O Canalha


Gil indignado ao ver Renato Marques preocupado apenas com o seu time. 

Eu sei que vocês, leitores, julgam que o atacante deveria ser mais humano, mas convenhamos que não há nada mais suicida, falso e tedioso do que a virtude. Ela é uma das principais causas de nossas doenças mortais. Confesso: não consigo acreditar em honestidade sem o desejo de uma mulher bonita e burra, sem dieta e sem vícios. 



Alessandro Caldeira

Durante a disputa entre América x Santos pela Série B, ocorreu um fenômeno.
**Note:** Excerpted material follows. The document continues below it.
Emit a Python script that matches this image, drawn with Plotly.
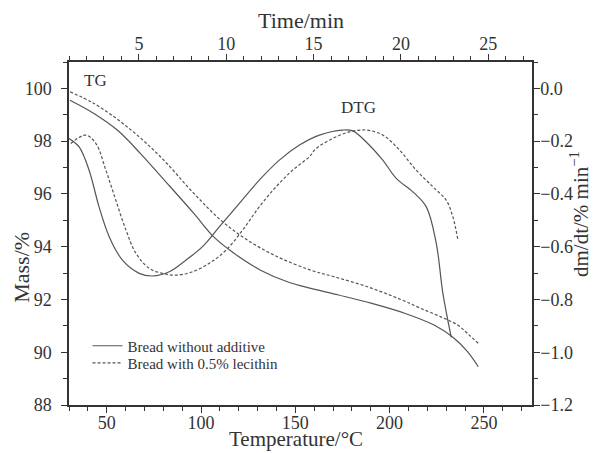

Digo fenômeno como um acontecimento raro daqueles de deixar os cabelos em pé de qualquer pastor, virtuoso e santo. Reitero que não estou falando do jogo que, por sinal, não seria um espetáculo se não fosse pelo aparecimento de um sujeito extinto no futebol: o jogador canalha (citei os santos, mas quero crer, também, que existam santos canalhas). 


Certamente quase nenhum torcedor ouvira falar do centroavante do América, mas a fama dele se espalhou, pelas últimas horas, como se fosse uma produção mal feita da TNT anunciando que um jogador midiático acaba de urinar em seu banheiro -, muito menos pelo gol que fez contra o favorito do campeonato -, sim pela sua atitude de decidir o que fazer na frente do gol com o goleiro rival machucado. 
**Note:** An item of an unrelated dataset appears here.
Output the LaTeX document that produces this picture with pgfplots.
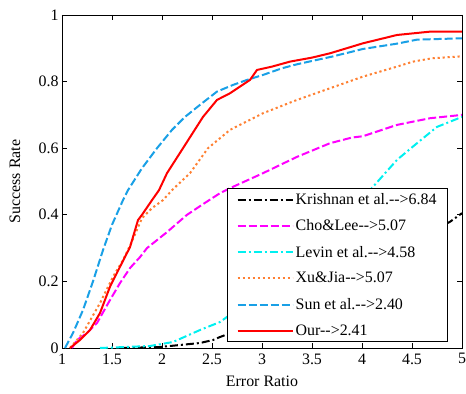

Por falta de costume devido às regras, o brasileiro perdeu a noção do que é o canalha no futebol. Antigamente, podíamos juntar 29 profissionais do esporte bretão que identificariam pelo menos um canalha. Não. Ele também levantaria a mão e, efusivo de sua canalhice, assumiria: “eu sou um bandalho!". Fugiria, precipitadamente, sem dar a oportunidade a um escasso honesto lhe pegar pelo colarinho. Canalha. 


Hoje não obstante o canalha sumiu das partidas igual a uma quimera. Ou, por ora, fica escondido, frustrado e sem função. Mas Renato Marques, atacante do Coelho, tratou de fazer renascer esse sujeito caído. 


Assim que viu a oportunidade do gol à sua frente não hesitou e botou a bola onde ela deveria estar; o mais curioso é que ele não chutou contrariado como quando desafiam o goleiro fingindo uma lesão. A finalização do camisa 9 foi terna, talvez a maior da sua carreira. 


O camisa 9 não só fez o gol, mas teve a atenção e paciência de uma amante ao observar a bola lambendo o chão até entrar no gol enquanto o goleiro desabava no chão. 


Isso deve ter sido o que mais enfureceu os jogadores e a comissão santista: ver o camisa 9 apenas contemplando a bola e exercendo a sua função de fazer o gol. Após o tento, não mais vimos Renato Marques: escapou da honestidade como um fugitivo gatuno. 


Eu sei que vocês, leitores, julgam que o atacante deveria ser mais humano, mas convenhamos que não há nada mais suicida, falso e tedioso do que a virtude e ela é uma das principais causas de nossas doenças mortais. Confesso: não consigo acreditar em honestidade sem o desejo de uma mulher bonita e burra, sem dieta e sem vícios. 


Renato Marques, desde ontem, virou um nove que Foucault sempre sonhara: um dissimulado. Se depender do jogo de sexta, qualquer futuro atacante brasileiro será obrigado a assistir à atitude do atacante para aprender a pensar apenas na sua equipe. 


Pelo lado do Santos, se eles tivessem  ao menos, assistido a um canalha jogando, guardados na memória o que qualquer Balzac já sabe: o canalha é o sujeito mais cordial, terno e amoroso que existe no futebol.